- _Task_:
Begin with the first line of the material and copy each line word for word through the line that contains "0.386, 0.395, 0.396];"; the pictures are left out.

- _Given information_:
--- BEGIN ---

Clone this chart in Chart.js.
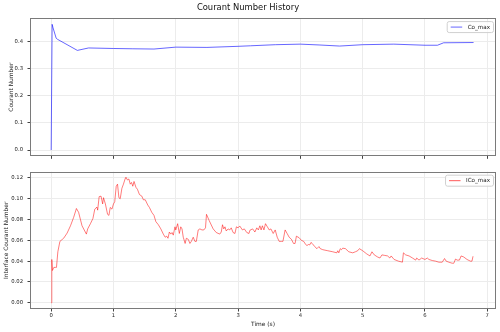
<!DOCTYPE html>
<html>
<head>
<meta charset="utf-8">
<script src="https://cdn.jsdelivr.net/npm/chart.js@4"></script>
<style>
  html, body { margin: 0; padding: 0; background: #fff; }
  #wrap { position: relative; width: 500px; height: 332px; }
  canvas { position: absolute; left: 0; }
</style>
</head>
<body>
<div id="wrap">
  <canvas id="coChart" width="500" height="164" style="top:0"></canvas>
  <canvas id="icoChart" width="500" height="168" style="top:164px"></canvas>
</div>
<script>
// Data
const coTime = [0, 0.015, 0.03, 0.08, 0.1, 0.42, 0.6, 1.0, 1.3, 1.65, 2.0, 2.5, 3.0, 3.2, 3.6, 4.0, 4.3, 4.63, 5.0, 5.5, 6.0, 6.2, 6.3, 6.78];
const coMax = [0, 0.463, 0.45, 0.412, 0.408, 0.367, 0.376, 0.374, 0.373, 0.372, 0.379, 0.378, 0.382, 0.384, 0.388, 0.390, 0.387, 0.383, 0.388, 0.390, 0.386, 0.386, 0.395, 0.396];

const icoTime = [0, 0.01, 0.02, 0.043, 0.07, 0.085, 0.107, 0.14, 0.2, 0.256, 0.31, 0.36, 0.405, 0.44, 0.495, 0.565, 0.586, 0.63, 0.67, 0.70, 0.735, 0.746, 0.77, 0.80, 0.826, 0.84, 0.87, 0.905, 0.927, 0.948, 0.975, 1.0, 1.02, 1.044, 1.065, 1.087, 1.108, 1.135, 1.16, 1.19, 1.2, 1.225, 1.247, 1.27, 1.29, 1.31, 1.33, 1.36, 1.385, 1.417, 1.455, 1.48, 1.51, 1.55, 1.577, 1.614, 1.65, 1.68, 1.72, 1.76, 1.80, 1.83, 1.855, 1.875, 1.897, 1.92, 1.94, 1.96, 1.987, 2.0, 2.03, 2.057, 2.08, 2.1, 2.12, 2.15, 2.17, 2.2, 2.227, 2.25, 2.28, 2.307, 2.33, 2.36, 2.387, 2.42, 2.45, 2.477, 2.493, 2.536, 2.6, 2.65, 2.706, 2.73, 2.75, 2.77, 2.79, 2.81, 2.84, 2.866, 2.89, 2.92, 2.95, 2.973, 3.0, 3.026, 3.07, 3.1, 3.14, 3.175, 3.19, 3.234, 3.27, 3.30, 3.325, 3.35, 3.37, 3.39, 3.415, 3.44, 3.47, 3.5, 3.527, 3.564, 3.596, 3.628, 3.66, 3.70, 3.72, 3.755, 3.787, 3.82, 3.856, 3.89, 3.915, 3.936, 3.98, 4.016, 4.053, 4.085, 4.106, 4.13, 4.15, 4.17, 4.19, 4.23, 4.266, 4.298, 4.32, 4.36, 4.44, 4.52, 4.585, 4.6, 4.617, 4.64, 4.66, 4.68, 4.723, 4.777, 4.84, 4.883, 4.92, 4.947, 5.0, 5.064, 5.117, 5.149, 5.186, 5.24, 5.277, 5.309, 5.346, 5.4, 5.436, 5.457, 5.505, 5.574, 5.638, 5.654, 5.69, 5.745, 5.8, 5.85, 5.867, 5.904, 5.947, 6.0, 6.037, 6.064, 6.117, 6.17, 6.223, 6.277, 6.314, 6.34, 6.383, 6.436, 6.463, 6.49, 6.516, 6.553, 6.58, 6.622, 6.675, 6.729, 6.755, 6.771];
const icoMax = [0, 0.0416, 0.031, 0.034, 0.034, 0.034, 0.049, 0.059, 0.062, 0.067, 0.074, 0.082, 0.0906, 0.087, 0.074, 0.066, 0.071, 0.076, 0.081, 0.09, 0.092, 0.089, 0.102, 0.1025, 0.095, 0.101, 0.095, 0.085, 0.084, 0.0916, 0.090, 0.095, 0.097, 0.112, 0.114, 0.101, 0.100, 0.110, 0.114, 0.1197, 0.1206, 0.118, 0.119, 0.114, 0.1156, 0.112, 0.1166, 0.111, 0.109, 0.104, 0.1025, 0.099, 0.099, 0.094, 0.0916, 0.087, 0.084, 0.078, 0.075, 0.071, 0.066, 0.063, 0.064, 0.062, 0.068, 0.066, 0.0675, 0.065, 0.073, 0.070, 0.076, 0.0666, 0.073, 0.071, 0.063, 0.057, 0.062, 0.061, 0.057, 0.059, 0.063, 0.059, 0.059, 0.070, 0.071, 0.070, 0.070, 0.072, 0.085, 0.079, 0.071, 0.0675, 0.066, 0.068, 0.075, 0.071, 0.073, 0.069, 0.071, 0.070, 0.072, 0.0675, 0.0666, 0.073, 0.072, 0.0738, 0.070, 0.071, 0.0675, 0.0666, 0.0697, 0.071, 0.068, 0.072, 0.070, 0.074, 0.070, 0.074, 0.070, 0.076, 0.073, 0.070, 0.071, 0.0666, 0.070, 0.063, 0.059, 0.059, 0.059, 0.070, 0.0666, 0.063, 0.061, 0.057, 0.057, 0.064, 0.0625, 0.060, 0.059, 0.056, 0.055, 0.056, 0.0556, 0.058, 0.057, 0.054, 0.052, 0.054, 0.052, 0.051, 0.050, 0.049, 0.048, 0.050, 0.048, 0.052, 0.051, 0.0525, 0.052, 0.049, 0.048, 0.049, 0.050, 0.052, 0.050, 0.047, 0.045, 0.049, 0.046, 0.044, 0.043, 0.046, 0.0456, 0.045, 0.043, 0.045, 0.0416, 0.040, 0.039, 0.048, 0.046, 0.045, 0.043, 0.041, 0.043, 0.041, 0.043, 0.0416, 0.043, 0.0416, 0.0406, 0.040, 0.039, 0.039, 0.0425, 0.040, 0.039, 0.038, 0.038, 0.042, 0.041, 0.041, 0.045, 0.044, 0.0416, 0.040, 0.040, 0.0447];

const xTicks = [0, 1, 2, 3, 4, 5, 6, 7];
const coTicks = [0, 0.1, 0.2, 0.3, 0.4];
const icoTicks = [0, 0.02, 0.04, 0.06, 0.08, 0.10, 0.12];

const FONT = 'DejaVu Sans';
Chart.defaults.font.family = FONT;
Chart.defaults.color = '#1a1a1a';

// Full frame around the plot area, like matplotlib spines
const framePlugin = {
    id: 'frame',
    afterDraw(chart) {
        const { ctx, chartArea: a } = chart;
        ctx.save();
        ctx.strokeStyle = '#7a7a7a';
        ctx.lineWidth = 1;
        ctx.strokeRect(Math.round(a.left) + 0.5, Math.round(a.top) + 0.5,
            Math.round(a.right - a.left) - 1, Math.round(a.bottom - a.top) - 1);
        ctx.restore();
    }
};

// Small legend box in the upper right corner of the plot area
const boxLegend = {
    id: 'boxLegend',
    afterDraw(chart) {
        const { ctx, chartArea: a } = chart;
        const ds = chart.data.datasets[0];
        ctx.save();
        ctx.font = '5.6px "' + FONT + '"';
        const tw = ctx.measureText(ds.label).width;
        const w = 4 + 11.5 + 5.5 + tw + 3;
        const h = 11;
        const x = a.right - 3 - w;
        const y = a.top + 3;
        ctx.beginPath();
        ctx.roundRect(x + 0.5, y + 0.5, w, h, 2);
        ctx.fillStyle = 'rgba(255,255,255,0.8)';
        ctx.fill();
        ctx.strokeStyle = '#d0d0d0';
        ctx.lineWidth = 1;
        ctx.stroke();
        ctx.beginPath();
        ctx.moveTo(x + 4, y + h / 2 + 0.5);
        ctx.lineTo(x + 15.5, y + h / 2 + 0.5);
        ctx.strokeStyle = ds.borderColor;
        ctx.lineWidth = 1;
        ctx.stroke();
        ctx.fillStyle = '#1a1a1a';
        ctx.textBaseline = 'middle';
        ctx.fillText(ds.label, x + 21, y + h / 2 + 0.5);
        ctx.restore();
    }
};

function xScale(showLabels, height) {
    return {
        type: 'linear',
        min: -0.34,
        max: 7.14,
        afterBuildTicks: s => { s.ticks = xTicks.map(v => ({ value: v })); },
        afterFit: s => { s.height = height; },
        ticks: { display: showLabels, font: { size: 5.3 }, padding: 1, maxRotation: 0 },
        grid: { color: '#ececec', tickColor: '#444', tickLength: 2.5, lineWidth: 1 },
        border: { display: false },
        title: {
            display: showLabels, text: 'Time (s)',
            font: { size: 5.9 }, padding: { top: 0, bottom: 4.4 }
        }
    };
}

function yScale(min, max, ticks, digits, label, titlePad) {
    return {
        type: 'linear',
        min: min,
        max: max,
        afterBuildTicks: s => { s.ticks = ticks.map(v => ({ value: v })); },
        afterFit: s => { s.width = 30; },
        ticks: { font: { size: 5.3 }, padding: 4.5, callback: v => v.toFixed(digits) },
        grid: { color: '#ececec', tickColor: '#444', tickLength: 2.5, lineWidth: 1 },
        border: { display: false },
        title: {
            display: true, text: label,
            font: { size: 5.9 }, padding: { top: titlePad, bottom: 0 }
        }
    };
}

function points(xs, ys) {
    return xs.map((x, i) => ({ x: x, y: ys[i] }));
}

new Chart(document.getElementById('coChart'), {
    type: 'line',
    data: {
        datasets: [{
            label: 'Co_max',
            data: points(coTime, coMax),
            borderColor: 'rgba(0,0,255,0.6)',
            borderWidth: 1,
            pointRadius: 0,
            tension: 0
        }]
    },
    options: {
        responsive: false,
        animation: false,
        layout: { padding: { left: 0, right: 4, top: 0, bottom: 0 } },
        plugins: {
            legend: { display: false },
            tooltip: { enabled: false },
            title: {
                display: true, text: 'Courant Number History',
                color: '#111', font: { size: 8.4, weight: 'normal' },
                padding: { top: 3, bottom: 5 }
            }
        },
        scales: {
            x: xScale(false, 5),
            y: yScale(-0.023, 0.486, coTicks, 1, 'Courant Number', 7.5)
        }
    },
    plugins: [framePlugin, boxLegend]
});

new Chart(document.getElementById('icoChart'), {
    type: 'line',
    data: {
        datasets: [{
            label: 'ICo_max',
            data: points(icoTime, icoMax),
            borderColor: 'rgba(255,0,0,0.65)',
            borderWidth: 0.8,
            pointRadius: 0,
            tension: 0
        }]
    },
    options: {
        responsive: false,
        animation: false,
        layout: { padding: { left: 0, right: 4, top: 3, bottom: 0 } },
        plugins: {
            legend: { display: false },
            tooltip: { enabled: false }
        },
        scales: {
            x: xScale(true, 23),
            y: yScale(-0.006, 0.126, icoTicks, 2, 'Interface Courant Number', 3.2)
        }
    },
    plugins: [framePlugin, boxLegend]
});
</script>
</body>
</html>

--- END ---

- _Solved problem_:
Clone this chart in Chart.js.
<!DOCTYPE html>
<html>
<head>
<meta charset="utf-8">
<script src="https://cdn.jsdelivr.net/npm/chart.js@4"></script>
<style>
  html, body { margin: 0; padding: 0; background: #fff; }
  #wrap { position: relative; width: 500px; height: 332px; }
  canvas { position: absolute; left: 0; }
</style>
</head>
<body>
<div id="wrap">
  <canvas id="coChart" width="500" height="164" style="top:0"></canvas>
  <canvas id="icoChart" width="500" height="168" style="top:164px"></canvas>
</div>
<script>
// Data
const coTime = [0, 0.015, 0.03, 0.08, 0.1, 0.42, 0.6, 1.0, 1.3, 1.65, 2.0, 2.5, 3.0, 3.2, 3.6, 4.0, 4.3, 4.63, 5.0, 5.5, 6.0, 6.2, 6.3, 6.78];
const coMax = [0, 0.463, 0.45, 0.412, 0.408, 0.367, 0.376, 0.374, 0.373, 0.372, 0.379, 0.378, 0.382, 0.384, 0.388, 0.390, 0.387, 0.383, 0.388, 0.390, 0.386, 0.386, 0.395, 0.396];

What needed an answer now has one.